Nor did the legislation deal with the issue of a few rogue users breaking the law on a single connection used by many.

The foundation was opposed to illegal downloading, but legislation needed to be "much more comprehensive" and focus on educating people about its evils.

President of InternetNZ Keith Davidson said the law put a lot of pressure on ISPs to be "judge and jury and executioner".

"It's a bit bizarre when you consider that New Zealand Post aren't held to be accountable for control of what they distribute in the mail," he said.

This month, the Telecommunications Carriers Forum will release a draft code it has drawn up in an attempt to iron out the vague points of the legislation.

Chief executive Ralph Chivers said the code would go out to ISPs and other interested parties for consultation.

"We are not exactly thrilled about the legislation; we think it's so open and vague and is not very clear about what it means at all," he said.

"What is infringement, what constitutes repeat infringement and what standard of evidence is needed?"

The draft code proposed a system whereby people were warned several times before their connection was terminated.

Similar warnings would be provided for libraries, businesses and other organisations telling them they needed to stop the copyright infringement.

Sworn evidence would need to be provided to a "standard that could be submitted to a court".

One person directly affected by illegal downloading is Ben Campbell, bassist with Christchurch band Atlas.

"In my early days when we were selling 60,000 records, an 8 percent mechanical royalty on retail sales would add up to a decent end.

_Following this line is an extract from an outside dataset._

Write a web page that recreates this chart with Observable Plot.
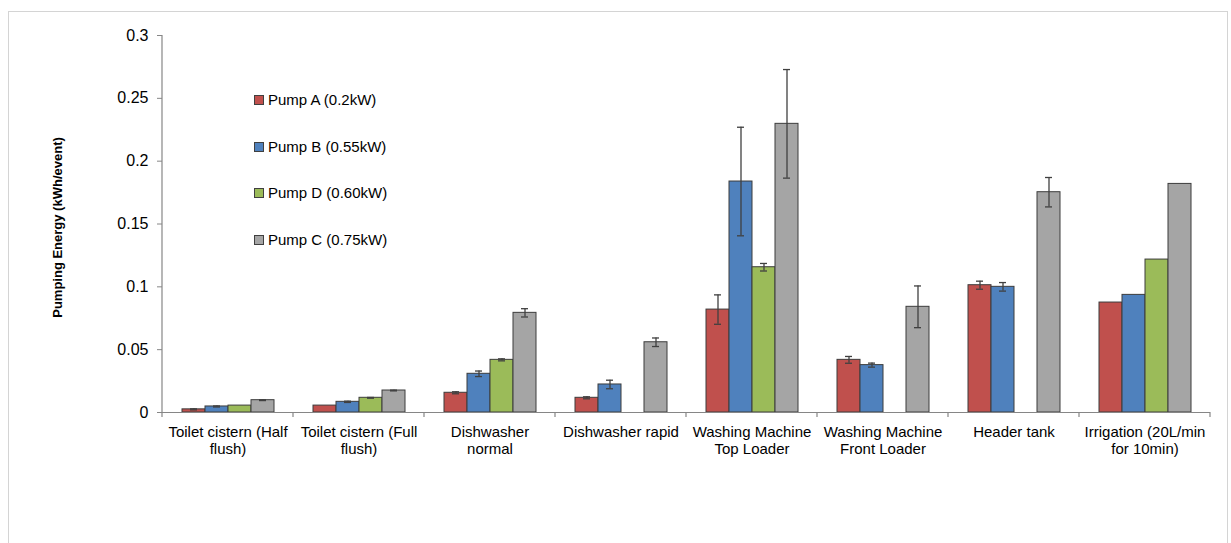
<!DOCTYPE html>
<html>
<head>
<meta charset="utf-8">
<script src="https://cdn.jsdelivr.net/npm/d3@7"></script>
<script src="https://cdn.jsdelivr.net/npm/@observablehq/plot@0.6"></script>
<style>
  html, body { margin: 0; padding: 0; background: #fff; }
  body { font-family: "Liberation Sans", Arial, sans-serif; }
  #wrap { position: relative; width: 1231px; height: 543px; overflow: hidden; }
  #border { position: absolute; left: 8px; top: 11px; width: 1220px; height: 600px; border: 1px solid #d4d4d4; box-sizing: border-box; }
  #chart { position: absolute; left: 0; top: 0; }
  #legend { position: absolute; left: 254px; top: 91px; font-size: 15px; color: #000; }
  #legend .row { height: 46.7px; display: flex; align-items: flex-start; }
  #legend .sw { width: 8px; height: 8px; border: 1px solid #404040; margin-right: 4px; margin-top: 4px; }
</style>
</head>
<body>
<div id="wrap">
  <div id="border"></div>
  <div id="chart"></div>
  <div id="legend"></div>
</div>
<script>
// ---- data ----
const categories = [
  "Toilet cistern (Half flush)",
  "Toilet cistern (Full flush)",
  "Dishwasher normal",
  "Dishwasher rapid",
  "Washing Machine Top Loader",
  "Washing Machine Front Loader",
  "Header tank",
  "Irrigation (20L/min for 10min)"
];
const categoryLabels = [
  "Toilet cistern (Half\nflush)",
  "Toilet cistern (Full\nflush)",
  "Dishwasher\nnormal",
  "Dishwasher rapid",
  "Washing Machine\nTop Loader",
  "Washing Machine\nFront Loader",
  "Header tank",
  "Irrigation (20L/min\nfor 10min)"
];
const pumps = ["Pump A (0.2kW)", "Pump B (0.55kW)", "Pump D (0.60kW)", "Pump C (0.75kW)"];
const pumpColors = ["#C0504D", "#4F81BD", "#9BBB59", "#A5A5A5"];

const pumpA = [0.0025, 0.0055, 0.0157, 0.0117, 0.0819, 0.0419, 0.1013, 0.0875];
const pumpB = [0.0048, 0.0085, 0.0308, 0.0223, 0.1838, 0.0377, 0.1000, 0.0936];
const pumpD = [0.0055, 0.0117, 0.0419, null,   0.1156, null,   null,   0.1217];
const pumpC = [0.0098, 0.0175, 0.0793, 0.0559, 0.2297, 0.0841, 0.1753, 0.1819];

const errA = [0.0004, null,   0.0008, 0.0008, 0.0117, 0.0027, 0.0032, null];
const errB = [0.0004, 0.0005, 0.0022, 0.0034, 0.0432, 0.0016, 0.0034, null];
const errD = [null,   0.0003, 0.0008, null,   0.0030, null,   null,   null];
const errC = [0.0003, 0.0003, 0.0033, 0.0034, 0.0432, 0.0166, 0.0117, null];

const yTicks = [0, 0.05, 0.1, 0.15, 0.2, 0.25, 0.3];
const yLabel = "Pumping Energy (kWh/event)";

// ---- table ----
const seriesValues = [pumpA, pumpB, pumpD, pumpC];
const seriesErrors = [errA, errB, errD, errC];
const rows = [];
categories.forEach((c, i) => {
  pumps.forEach((p, j) => {
    const v = seriesValues[j][i];
    if (v == null) return;
    rows.push({category: c, pump: p, value: v, err: seriesErrors[j][i]});
  });
});
const errRows = rows.filter(d => d.err != null);
const labelOf = new Map(categories.map((c, i) => [c, categoryLabels[i]]));

const font = "'Liberation Sans', Arial, sans-serif";

const plot = Plot.plot({
  width: 1231,
  height: 543,
  marginLeft: 160,
  marginRight: 20,
  marginTop: 35,
  marginBottom: 131,
  style: {fontFamily: font, fontSize: "15px", color: "#000", background: "transparent", overflow: "visible"},
  fx: {domain: categories, padding: 0, label: null, axis: null},
  x: {domain: pumps, paddingInner: 0, paddingOuter: 0.77, axis: null},
  y: {domain: [0, 0.3], axis: null},
  color: {domain: pumps, range: pumpColors},
  marks: [
    Plot.axisY({ticks: yTicks, tickSize: 5, tickPadding: 9, tickFormat: d => String(d), label: null, stroke: "#868686", fontSize: 16}),
    Plot.axisFx({anchor: "bottom", tickSize: 0, tickPadding: 13, tickFormat: d => labelOf.get(d), label: null, lineHeight: 1.1, fontSize: 15}),
    Plot.barY(rows, {fx: "category", x: "pump", y: "value", fill: "pump", stroke: "#3c3c3c", strokeWidth: 1}),
    Plot.ruleY([0], {stroke: "#868686", strokeWidth: 1.2}),
    Plot.ruleX(errRows, {fx: "category", x: "pump", y1: d => d.value - d.err, y2: d => d.value + d.err, stroke: "#404040", strokeWidth: 1.3}),
    Plot.tickY(errRows, {fx: "category", x: "pump", y: d => d.value - d.err, insetLeft: 8, insetRight: 8, stroke: "#404040", strokeWidth: 1.3}),
    Plot.tickY(errRows, {fx: "category", x: "pump", y: d => d.value + d.err, insetLeft: 8, insetRight: 8, stroke: "#404040", strokeWidth: 1.3})
  ]
});

// Category divider ticks, y-axis line and rotated y label, placed with Plot's own scales
const fx = plot.scale("fx");
const ys = plot.scale("y");
const svg = d3.select(plot);
const g = svg.append("g").attr("stroke", "#868686").attr("stroke-width", 1.2);
const y0 = ys.apply(0);
const edges = categories.map(c => fx.apply(c)).concat([fx.apply(categories[categories.length - 1]) + fx.bandwidth]);
edges.forEach(x => {
  g.append("line").attr("x1", x).attr("x2", x).attr("y1", y0).attr("y2", y0 + 5);
});
g.append("line").attr("x1", edges[0]).attr("x2", edges[0]).attr("y1", ys.apply(0.3)).attr("y2", y0);
svg.append("text")
  .attr("transform", `translate(57,${(ys.apply(0.3) + y0) / 2 + 4}) rotate(-90)`)
  .attr("text-anchor", "middle")
  .attr("dy", "0.35em")
  .attr("font-family", font)
  .attr("font-size", 13)
  .attr("font-weight", "bold")
  .attr("fill", "#000")
  .text(yLabel);

document.getElementById("chart").appendChild(plot);

// Legend
const legend = d3.select("#legend");
pumps.forEach((p, j) => {
  const row = legend.append("div").attr("class", "row");
  row.append("div").attr("class", "sw").style("background", pumpColors[j]);
  row.append("span").text(p);
});
</script>
</body>
</html>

Sales are down over 50 percent in less than a decade," he said.

Campbell said the law was a "step in the right direction" but the industry needed to "revolutionise" the way music was sold in order to prosper.

The Recording Industry Association has come out in support of the legislation.

Chief executive Campbell Smith said it would not be a matter of "saying we have found an infringement and believe there's evidence and your internet's been cut off".